This is the first time I can actually imagine being afraid of msbelle.
enh, since I was a kid, I think it was more tragic than scary. Many tragic (not horrific, just mildly tragic) things from my childhood.
bake all the cookies
I would love to have a cookie making day. Doing it alone though overwhelms me just thinking of it.
What is it when you would do stuff if there was someone else to do things with, but you can't motivate yourself? it that co-dependant? I default to assuming it is just my low-level depression acting like higher level depression due to situational suckitude.
I do not know what it's called, but I wish I were able to be there. I mean, cmon, I rage bake. I distraction bake. I "stupid cold draft" bake.
You were the someone for both Maria and I when we hit that wrt to packing.
Go throw together some drop cookies, I'll be over here paying bills.
And putting up the Xmas tree damnit.
I pulled out my GD tax documents. IRS letter this week asking for pages again. I e-filed, then got request to mail it in and now they want some AGAIN. I would like my refund please.
Ugh.
Getting married is going to bollocks up my taxes this year, isn't it?
I'm home, and tipsy for some reason strange reason. I'm feeling better, especially when I think I have off tomorrow. I hung out with Anne for a bit, which cheered my up a lot.
Tonight's one of those times when I realize i'm lucky to have her.
Also, thanks for everyone's support today. It helped a lot. I love you all, individually and as a group.
I have no idea what the issue with my taxes was, but I will not use TaxAct again.
I hope to actually call someone at IRS and find out what the issue is. I know they still have me down for some reason as on the estimate payment system ( I was an independent contractor for 6 months, but that was 5 years ago).
Maybe nicely, Kat? I dunno.
My company changing will certainly complicate mine. I expect all my w2s will be late because they are assholes. But hopefully next year, new employer!

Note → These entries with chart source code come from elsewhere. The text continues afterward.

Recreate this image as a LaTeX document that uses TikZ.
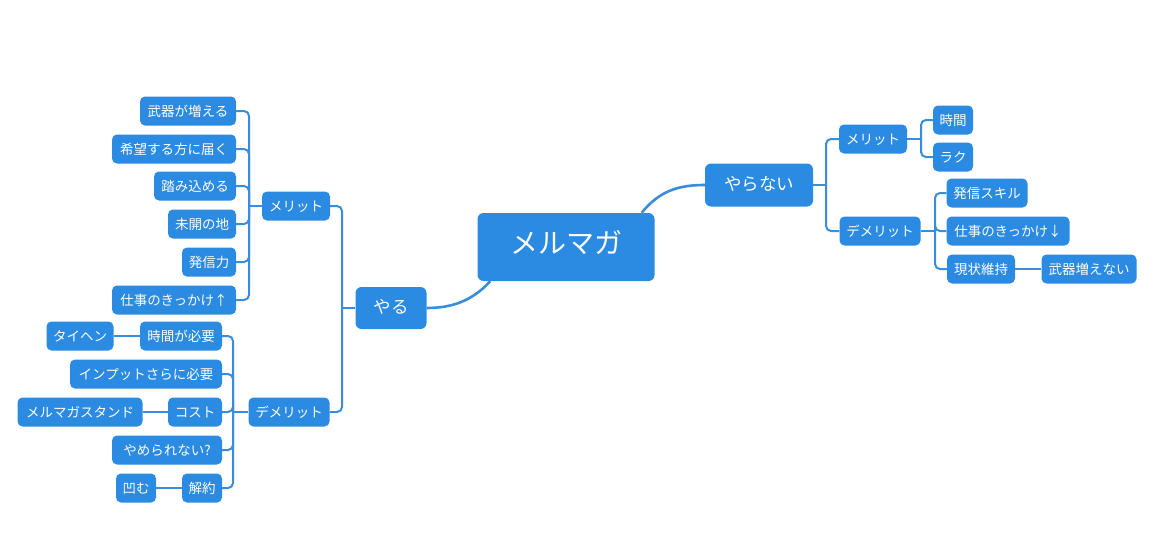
\documentclass[tikz,border=0pt]{standalone}
\usepackage{fontspec}
\setmainfont{Noto Sans CJK JP}
\usetikzlibrary{calc}
\definecolor{nodeblue}{HTML}{2B8AE2}
\definecolor{lineblue}{HTML}{3A8DDA}
\tikzset{
  box/.style={fill=nodeblue, text=white, rounded corners=5pt, inner sep=0pt,
    minimum height=29pt, text height=1.05em, text depth=0em,
    font=\fontsize{13.5}{16}\selectfont},
  midbox/.style={box, rounded corners=6pt, minimum height=43pt, text height=1.15em,
    font=\fontsize{17.5}{20}\selectfont},
  rootbox/.style={box, rounded corners=6pt, minimum height=68pt, text height=1.25em,
    font=\fontsize{28}{32}\selectfont},
  conn/.style={draw=lineblue, line width=2pt, rounded corners=5pt},
  mainconn/.style={draw=lineblue, line width=2.6pt},
}
\begin{document}
\begin{tikzpicture}[x=1pt,y=-1pt]
\useasboundingbox[fill=white] (0,0) rectangle (1162,538);

% root and main branches
\node[rootbox, minimum width=177pt] (root) at (566,247) {メルマガ};
\node[midbox, minimum width=71pt, minimum height=42pt] (yaru) at (391,308) {やる};
\node[midbox, minimum width=108pt] (yaranai) at (759,185) {やらない};

% left: やる
\node[box, minimum width=68pt] (lm) at (296,206) {メリット};
\node[box, minimum width=81pt] (ld) at (289,412) {デメリット};

\node[box, minimum width=96pt] (l1) at (188,111) {武器が増える};
\node[box, minimum width=124pt] (l2) at (174,149) {希望する方に届く};
\node[box, minimum width=82pt] (l3) at (195,186) {踏み込める};
\node[box, minimum width=68pt] (l4) at (202,224) {未開の地};
\node[box, minimum width=54pt] (l5) at (209,262) {発信力};
\node[box, minimum width=124pt] (l6) at (174,300) {仕事のきっかけ↑};

\node[box, minimum width=82pt] (d1) at (181,336) {時間が必要};
\node[box, minimum width=67pt] (d1a) at (80,336) {タイヘン};
\node[box, minimum width=152pt] (d2) at (146,374) {インプットさらに必要};
\node[box, minimum width=54pt] (d3) at (195,412) {コスト};
\node[box, minimum width=125pt] (d3a) at (80,412) {メルマガスタンド};
\node[box, minimum width=110pt] (d4) at (167,450) {やめられない?};
\node[box, minimum width=40pt] (d5) at (202,488) {解約};
\node[box, minimum width=40pt] (d5a) at (136,488) {凹む};

% right: やらない
\node[box, minimum width=68pt] (rm) at (873,139) {メリット};
\node[box, minimum width=81pt] (rd) at (880,231) {デメリット};
\node[box, minimum width=40pt] (r1) at (953,120) {時間};
\node[box, minimum width=40pt] (r2) at (953,157) {ラク};
\node[box, minimum width=81pt] (r3) at (987,193) {発信スキル};
\node[box, minimum width=123pt] (r4) at (1008,231) {仕事のきっかけ↓};
\node[box, minimum width=68pt] (r5) at (981,269) {現状維持};
\node[box, minimum width=95pt] (r5a) at (1089,269) {武器増えない};

% bus coordinates
\coordinate (byaru) at (342,308);
\coordinate (blm) at (249,206);
\coordinate (bld) at (233,412);
\coordinate (byaranai) at (826,185);
\coordinate (brm) at (921,139);
\coordinate (brd) at (935,231);

% main curves
\draw[mainconn] ($(root.south west)+(13,0)$) .. controls (472,301) and (452,308) .. (yaru.east);
\draw[mainconn] ($(root.north east)+(-13,0)$) .. controls (660,190) and (680,185) .. (yaranai.west);

% やる bus
\draw[conn] (lm.east) -| (byaru);
\draw[conn] (ld.east) -| (byaru);
\draw[conn] (yaru.west) -- (byaru);

% left メリット children
\foreach \c in {l1,l2,l3,l4,l5,l6} \draw[conn] (\c.east) -| (blm);
\draw[conn] (lm.west) -- (blm);

% left デメリット children
\foreach \c in {d1,d2,d3,d4,d5} \draw[conn] (\c.east) -| (bld);
\draw[conn] (ld.west) -- (bld);
\draw[conn] (d1a.east) -- (d1.west);
\draw[conn] (d3a.east) -- (d3.west);
\draw[conn] (d5a.east) -- (d5.west);

% right
\draw[conn] (rm.west) -| (byaranai);
\draw[conn] (rd.west) -| (byaranai);
\draw[conn] (yaranai.east) -- (byaranai);
\foreach \c in {r1,r2} \draw[conn] (\c.west) -| (brm);
\draw[conn] (rm.east) -- (brm);
\foreach \c in {r3,r4,r5} \draw[conn] (\c.west) -| (brd);
\draw[conn] (rd.east) -- (brd);
\draw[conn] (r5.east) -- (r5a.west);
\end{tikzpicture}
\end{document}
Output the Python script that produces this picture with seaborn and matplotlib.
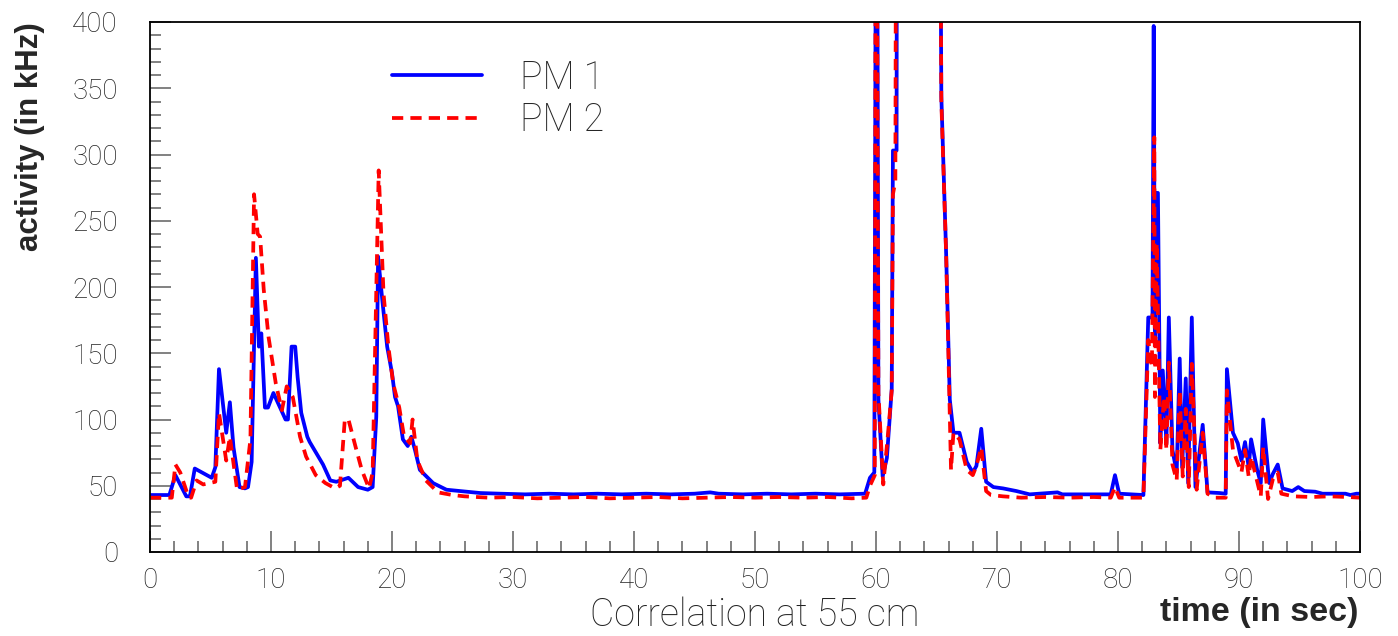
import numpy as np
import pandas as pd
import matplotlib
matplotlib.use('Agg')
import matplotlib.pyplot as plt
import seaborn as sns

# PM 1 (blue) : time in sec / activity in kHz
pm1_time = [0.0, 1.6, 2.1, 3.0, 3.3, 3.7, 4.3, 5.1, 5.4, 5.7, 6.3, 6.6, 6.9, 7.4, 7.85, 8.1, 8.4,
            8.75, 9.0, 9.2, 9.5, 9.75, 10.2, 11.2, 11.4, 11.7, 12.0, 12.2, 12.5, 13.0, 13.2, 14.3,
            14.9, 15.4, 16.4, 17.2, 18.0, 18.4, 18.7, 18.85, 19.2, 19.6, 20.0, 20.25, 20.5, 20.9,
            21.3, 21.6, 21.9, 22.3, 23.4, 24.5, 25.6, 27.3, 29, 31, 33, 35, 37, 39, 41, 43, 45,
            46.3, 47, 49, 51, 53, 55, 57, 59.1, 59.5, 59.86, 60.05, 60.2, 60.55, 60.9, 61.3, 61.4,
            61.7, 61.75, 63.5, 65.2, 65.4, 65.8, 66.1, 66.4, 66.9, 67.5, 68.0, 68.3, 68.7, 69.1,
            69.7, 70.5, 71.6, 72.7, 75.0, 75.4, 77.5, 79.4, 79.75, 80.1, 82.1, 82.5, 82.85, 82.95,
            83.05, 83.15, 83.3, 83.5, 83.7, 84.0, 84.2, 84.5, 84.85, 85.1, 85.3, 85.6, 85.8, 86.1,
            86.4, 87.0, 87.4, 88.4, 88.9, 89.0, 89.5, 89.9, 90.2, 90.5, 90.8, 91.0, 91.5, 91.8,
            92.0, 92.5, 92.8, 93.2, 93.6, 94.4, 94.9, 95.4, 96.3, 96.9, 98.8, 99.2, 99.7, 100.0]
pm1_rate = [43, 43, 58, 42, 42, 63, 60, 56, 64, 138, 90, 113, 79, 49, 48, 49, 68,
            222, 155, 165, 109, 109, 120, 100, 100, 155, 155, 132, 105, 87, 83, 66,
            54, 53, 56, 49, 47, 49, 102, 223, 190, 155, 135, 117, 110, 85,
            80, 87, 77, 62, 52, 47, 46, 44.5, 44, 43.5, 44, 43.5, 44, 43.5, 44, 43.5, 44,
            45, 44, 43.5, 44, 43.5, 44, 43.5, 44, 56, 60, 700, 115, 57, 71, 123, 303,
            303, 700, 650, 700, 344, 224, 115, 90, 90, 68, 60, 65, 93, 53,
            49, 48, 46, 43.5, 45, 43.5, 43.5, 43.5, 58, 44, 43, 177, 177, 397,
            160, 271, 271, 82, 137, 82, 177, 77, 60, 146, 64, 131, 52, 177,
            49, 96, 45, 44.5, 44, 138, 90, 82, 69, 83, 64, 85, 62, 52,
            100, 52, 59, 66, 48, 46, 49, 46, 45.5, 44, 44, 43, 44, 44]

# PM 2 (red, dashed)
pm2_time = [0.0, 1.8, 2.1, 2.5, 3.2, 3.4, 3.85, 4.4, 5.4, 5.7, 6.3, 6.6, 7.2, 7.85, 8.3, 8.6,
            8.9, 9.1, 9.4, 9.8, 10.4, 10.9, 11.3, 11.6, 11.8, 12.4, 12.9, 13.7, 14.5, 15.3, 15.7,
            16.1, 16.4, 17.0, 17.5, 18.1, 18.4, 18.9, 19.3, 19.7, 20.1, 20.6, 21.0, 21.5, 21.7,
            22.1, 22.8, 23.8, 25, 26, 28, 30, 32, 34, 36, 38, 40, 42, 44, 46, 48, 50, 52, 54,
            56, 58, 59.2, 59.5, 59.9, 60.0, 60.2, 60.6, 61.0, 61.3, 61.4, 61.6, 61.7, 63.5, 65.2,
            65.4, 65.8, 66.2, 66.4, 66.9, 67.5, 68.0, 68.3, 68.7, 69.1, 69.5, 70.5, 72, 74, 76,
            78, 79.4, 79.75, 80.1, 82.1, 82.5, 82.8, 83.0, 83.05, 83.2, 83.5, 83.8, 84.0, 84.2,
            84.5, 84.85, 85.1, 85.35, 85.6, 85.85, 86.1, 86.5, 87.0, 87.4, 88.0, 88.9, 89.0, 89.5,
            90.2, 90.5, 90.8, 91.0, 91.8, 92.0, 92.4, 92.8, 93.2, 93.5, 94.5, 96, 97.5, 99, 100.0]
pm2_rate = [41, 41, 66, 60, 41, 41, 54, 51, 53, 105, 69, 87, 47, 49, 85, 270,
            240, 238, 198, 162, 127, 107, 125, 120, 117, 87, 72, 58, 52, 48, 50,
            100, 100, 79, 62, 48, 60, 288, 195, 155, 127, 109, 87, 82, 100,
            69, 54, 45, 43, 42, 41, 41.5, 40.5, 41, 41.5, 40.5, 41, 41.5, 40.5, 41, 41.5, 41, 41.5, 41,
            41.5, 40.5, 41, 50, 58, 700, 120, 51, 90, 122, 270, 280, 700, 650, 700,
            340, 224, 62, 90, 85, 62, 58, 65, 79, 46, 43, 42, 41, 41.5, 41,
            41.5, 41, 49, 41, 41, 160, 140, 313, 117, 233, 77, 117, 77, 143,
            66, 54, 122, 57, 108, 49, 142, 47, 90, 44, 41, 41, 122, 77,
            60, 77, 57, 72, 42, 79, 40, 55, 60, 44, 42, 41.5, 42, 41.5, 41]

y_ticks = [0, 50, 100, 150, 200, 250, 300, 350, 400]
x_ticks = [0, 10, 20, 30, 40, 50, 60, 70, 80, 90, 100]

df1 = pd.DataFrame({'time': pm1_time, 'rate': pm1_rate})
df2 = pd.DataFrame({'time': pm2_time, 'rate': pm2_rate})

sns.set_style('white')
thin = ['Roboto', 'DejaVu Sans']
bold = ['Liberation Sans', 'DejaVu Sans']

fig = plt.figure(figsize=(13.98, 6.36), dpi=100)
ax = fig.add_axes([150 / 1398, 84 / 636, 1210 / 1398, 530 / 636])

sns.lineplot(data=df1, x='time', y='rate', ax=ax, sort=False, estimator=None,
             color='#0000ff', lw=2.7, label='PM 1')
sns.lineplot(data=df2, x='time', y='rate', ax=ax, sort=False, estimator=None,
             color='#ff0000', lw=2.7, linestyle=(0, (3.0, 1.9)), label='PM 2')

ax.set_xlim(0, 100)
ax.set_ylim(0, 400)
ax.set_xticks(x_ticks)
ax.set_yticks(y_ticks)
ax.set_xticks(np.arange(0, 101, 2), minor=True)
ax.set_yticks(np.arange(0, 401, 10), minor=True)
ax.tick_params(axis='both', which='both', direction='in', color='#777777', width=1.3,
               left=True, bottom=True, top=False, right=False, labelcolor='#222222')
ax.tick_params(axis='both', which='major', length=15)
ax.tick_params(axis='both', which='minor', length=8)
ax.tick_params(axis='y', pad=23)
ax.tick_params(axis='x', pad=11)
for lab in ax.get_xticklabels() + ax.get_yticklabels():
    lab.set_fontsize(20)
    lab.set_fontfamily(thin)
    lab.set_fontweight('light')
for sp in ax.spines.values():
    sp.set_color('black')
    sp.set_linewidth(1.3)
ax.set_xlabel('')
ax.set_ylabel('')

leg = ax.legend(loc='upper left', bbox_to_anchor=(0.2, 0.93), frameon=False,
                borderpad=0, borderaxespad=0, handlelength=2.4, handletextpad=1.0,
                labelspacing=0.14, prop={'family': thin, 'weight': 'light', 'size': 27})

fig.text(30 / 1398, 1 - 22 / 636, 'activity (in kHz)', rotation=90, ha='center', va='top',
         fontsize=22.5, fontweight='bold', family=bold)
fig.text(1358 / 1398, 1 - 613 / 636, 'time (in sec)', ha='right', va='center',
         fontsize=24.5, fontweight='bold', family=bold)
fig.text(755 / 1398, 1 - 615 / 636, 'Correlation at 55 cm', ha='center', va='center',
         fontsize=27, fontweight='light', family=thin, color='#222222')

fig.savefig('out.png', dpi=100)
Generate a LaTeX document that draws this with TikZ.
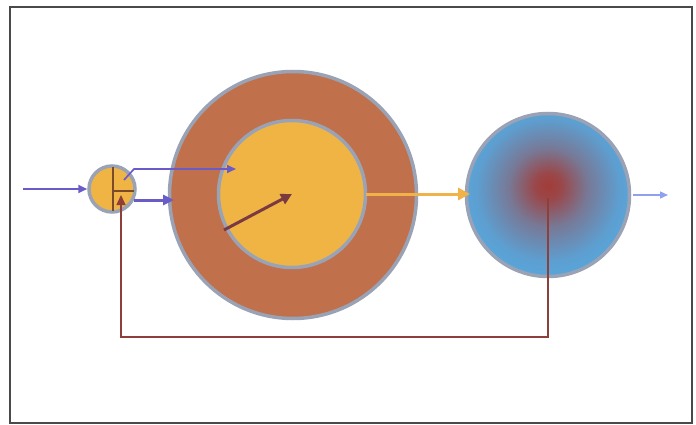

New employer! Fingers crossed.
I've had two nice run ins with students and former students this week. One was appreciative that I made him listen to Serial last year because it came up in his creative nonfiction class and he got to be comfortably smart-appearing. The other was a girl who is in my 10th grade class that I found extremely challenging last year. She's really changed and she apologized for her behavior in 9th, which was sweet and unexpected.